What are the effects of FVAs on the worth of acquired-company assets? Significant. On average, acquirers report a 43% increase in the value of a target company’s fixed assets, defined as total assets excluding cash and cash equivalents. This leads – again, on average - to a 29% increase in the collateralizable non-financial assets sitting in the total asset base of the acquirer after the transaction.
When it comes to valuing long-term tangible assets, standard accounting practices are conservative; so it’s unsurprising that when they are assessed afresh against the market, this typically leads to an increase in their value. The FVA process allows the acquiring firm to reflect the likely effect of current market conditions on its asset values, giving a more up-to-date picture than the traditional historic cost-based accounting methods.
Auditors give credibility to the revaluation process by signing off the new asset values. The result? Previously unrecorded economic value transfers to the books of the combined company. In theory, the firm can use this extra value as collateral for additional borrowing. Does this happen in practice? Our findings show that indeed it is.
In the three years following a takeover, we see an average 10% rise in the asset base after FVAs have been made, with a 5.84% rise in cumulative gross debt issuance. This debt figure includes the renegotiation of existing debt at more favourable rates and the issuing of new debt.
Interestingly, this increase is unevenly spread across the three post-deal years. Issuance in the second and third year usually shows an increase on that issued during the first year.
Not only can firms borrow more as a result of FVAs; they can also borrow on better terms. A 10% rise in the value of the asset base leads to a net decline in post-deal borrowing costs of about 10 percent. Furthermore, we found evidence that over the three-year post-acquisition period, merged firms can raise funds with significantly longer maturity dates.
It’s a similar story with corporate bonds: a 10% increase in the asset value of the combined group leads to a 5.61% relative fall in bond yields.
These results suggest that lenders are heavily reliant on balance-sheet values when making loan decisions. Is this naïve or sensible? One could argue that lenders are reducing their transaction costs by relying on the balance sheet alone instead of pursuing expensive independent valuations of the borrowers’ individual assets being used as collateral.
It may be surprising that banks, with their superior analytical skills, use only FVAs as a basis for lending decisions. Shouldn’t they have robust valuations in place even before the acquisition? If so, FVAs would provide no new useful information on top of that already available to the banks.
Another issue is that FVAs can be tweaked according to how information is interpreted, allowing managers to take account of market conditions and other factors. Arguably, this could leave room for opportunistic reporting, with managers producing numbers to suit their own objectives.
There is a further potential source of criticism: even when managers are reporting objectively, the FVA process still gives undue weight to current conditions, and conditions can change: they are subject to short-term shocks and other transient events.
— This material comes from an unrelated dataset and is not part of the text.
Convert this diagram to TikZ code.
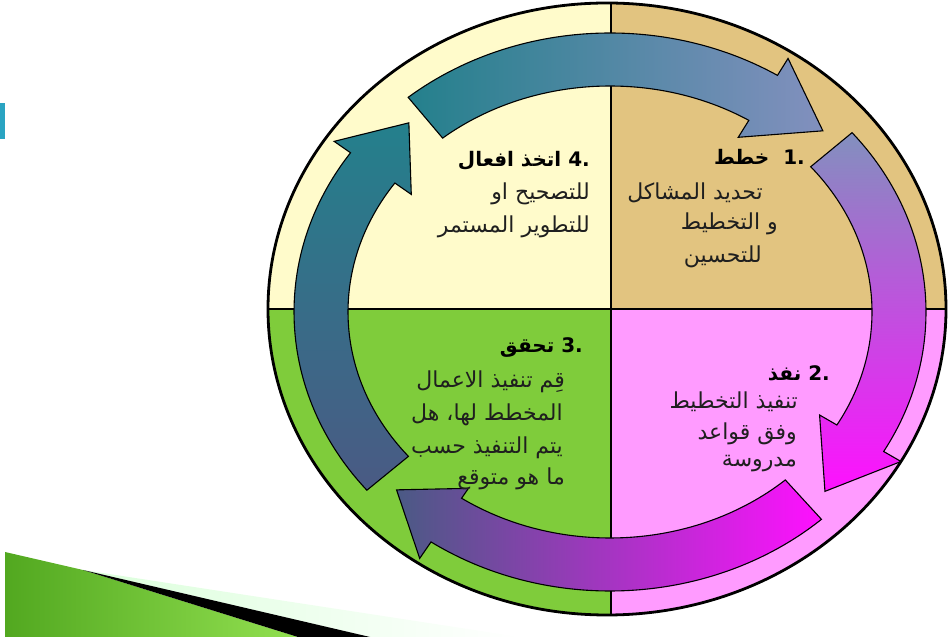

Finally, the central argument must be that the target company remains exactly as it was before the acquisition: it seems bizarre that accounting rules insist that it is not. It’s like the same house going on the market the same day with two very different prices.
However, our aim was not to examine whether lenders should act on the basis of FVAs but whether they did, and the evidence seems conclusive.
We found that FVAs influence both access to debt markets for the acquirer after the transaction and the terms on which borrowing is secured. Lenders place considerable weight on FVAs: that much we know. This little-understood link between accounting and credit is intriguing. What’s next? We hope our work will encourage further study into how lenders use borrower-specific information to make credit lending decisions.
We added a large number of controls to our calculation to account for the possible objection that deals resulting in high FVAs are ones that result in decreased credit risk – perhaps due to the combination of high-growth assets or other synergies. We also took account of other possible factors, including those specific to the industry or sector concerned as well as macro-economic factors. The impact of FVAs on debt financing activities remained strong.